** Begin EXTRACTED RECORDS **

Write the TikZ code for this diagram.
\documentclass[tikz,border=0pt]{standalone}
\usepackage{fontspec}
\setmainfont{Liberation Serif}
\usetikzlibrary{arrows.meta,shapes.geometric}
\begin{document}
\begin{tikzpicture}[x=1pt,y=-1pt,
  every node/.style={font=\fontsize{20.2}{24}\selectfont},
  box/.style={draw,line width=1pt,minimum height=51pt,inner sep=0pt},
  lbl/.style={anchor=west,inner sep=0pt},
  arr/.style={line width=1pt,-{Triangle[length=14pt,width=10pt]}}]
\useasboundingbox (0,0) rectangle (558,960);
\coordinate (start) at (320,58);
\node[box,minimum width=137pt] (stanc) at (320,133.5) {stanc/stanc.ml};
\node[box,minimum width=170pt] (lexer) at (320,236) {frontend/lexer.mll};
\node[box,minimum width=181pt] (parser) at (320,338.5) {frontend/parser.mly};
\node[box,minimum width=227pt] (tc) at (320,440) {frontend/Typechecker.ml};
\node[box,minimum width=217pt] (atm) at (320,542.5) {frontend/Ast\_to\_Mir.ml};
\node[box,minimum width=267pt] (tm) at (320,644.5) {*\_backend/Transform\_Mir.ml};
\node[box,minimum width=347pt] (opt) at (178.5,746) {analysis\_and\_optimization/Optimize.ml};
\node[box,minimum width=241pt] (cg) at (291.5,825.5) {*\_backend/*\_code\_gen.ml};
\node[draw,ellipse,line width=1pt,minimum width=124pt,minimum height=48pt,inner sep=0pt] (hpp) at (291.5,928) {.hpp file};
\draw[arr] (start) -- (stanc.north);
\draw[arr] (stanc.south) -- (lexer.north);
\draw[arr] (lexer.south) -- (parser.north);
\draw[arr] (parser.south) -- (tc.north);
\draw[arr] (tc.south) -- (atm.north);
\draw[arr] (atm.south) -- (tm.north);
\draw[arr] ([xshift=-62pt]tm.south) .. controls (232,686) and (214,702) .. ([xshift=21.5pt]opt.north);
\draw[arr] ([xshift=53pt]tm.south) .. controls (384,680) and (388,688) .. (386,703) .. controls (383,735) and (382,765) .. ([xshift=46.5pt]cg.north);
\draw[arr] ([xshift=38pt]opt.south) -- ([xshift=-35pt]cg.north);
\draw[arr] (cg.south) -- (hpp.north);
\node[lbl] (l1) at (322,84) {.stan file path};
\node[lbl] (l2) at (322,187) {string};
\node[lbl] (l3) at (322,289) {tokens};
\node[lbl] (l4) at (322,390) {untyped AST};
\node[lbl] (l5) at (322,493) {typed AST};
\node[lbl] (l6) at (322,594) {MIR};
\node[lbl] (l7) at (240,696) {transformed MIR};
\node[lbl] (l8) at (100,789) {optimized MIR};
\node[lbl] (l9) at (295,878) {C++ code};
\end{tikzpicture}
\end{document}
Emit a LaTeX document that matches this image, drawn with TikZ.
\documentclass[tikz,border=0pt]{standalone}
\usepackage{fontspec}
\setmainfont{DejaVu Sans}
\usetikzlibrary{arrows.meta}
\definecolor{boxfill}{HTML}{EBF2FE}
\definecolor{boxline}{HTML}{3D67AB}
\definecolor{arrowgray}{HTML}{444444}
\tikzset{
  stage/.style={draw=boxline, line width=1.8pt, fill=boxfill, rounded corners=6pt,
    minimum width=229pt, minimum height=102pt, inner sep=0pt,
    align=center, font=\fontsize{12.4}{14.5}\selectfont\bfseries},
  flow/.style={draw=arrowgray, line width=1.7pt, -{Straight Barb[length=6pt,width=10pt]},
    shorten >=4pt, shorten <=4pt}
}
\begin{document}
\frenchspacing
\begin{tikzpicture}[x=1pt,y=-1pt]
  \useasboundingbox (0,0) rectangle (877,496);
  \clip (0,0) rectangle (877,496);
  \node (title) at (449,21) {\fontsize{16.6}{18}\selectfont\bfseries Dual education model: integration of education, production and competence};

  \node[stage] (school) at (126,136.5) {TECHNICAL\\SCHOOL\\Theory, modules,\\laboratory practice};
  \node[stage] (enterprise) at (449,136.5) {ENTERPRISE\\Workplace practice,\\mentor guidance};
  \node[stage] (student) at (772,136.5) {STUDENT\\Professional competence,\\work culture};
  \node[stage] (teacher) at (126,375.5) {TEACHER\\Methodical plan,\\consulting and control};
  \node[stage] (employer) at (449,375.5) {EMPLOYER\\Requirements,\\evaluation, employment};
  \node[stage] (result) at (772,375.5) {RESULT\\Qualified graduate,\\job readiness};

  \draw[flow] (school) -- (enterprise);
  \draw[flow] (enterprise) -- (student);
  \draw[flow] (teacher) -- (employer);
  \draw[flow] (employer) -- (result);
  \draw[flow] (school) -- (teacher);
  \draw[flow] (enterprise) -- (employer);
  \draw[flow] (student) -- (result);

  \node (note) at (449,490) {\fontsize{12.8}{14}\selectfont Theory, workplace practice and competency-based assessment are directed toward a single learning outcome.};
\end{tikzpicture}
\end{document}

** End EXTRACTED RECORDS **

▸ **PROBLEM DETAILS**
Go through the records. Copy each line where "this" appears.

▸ **WRITTEN SOLUTION**
Write the TikZ code for this diagram.
Emit a LaTeX document that matches this image, drawn with TikZ.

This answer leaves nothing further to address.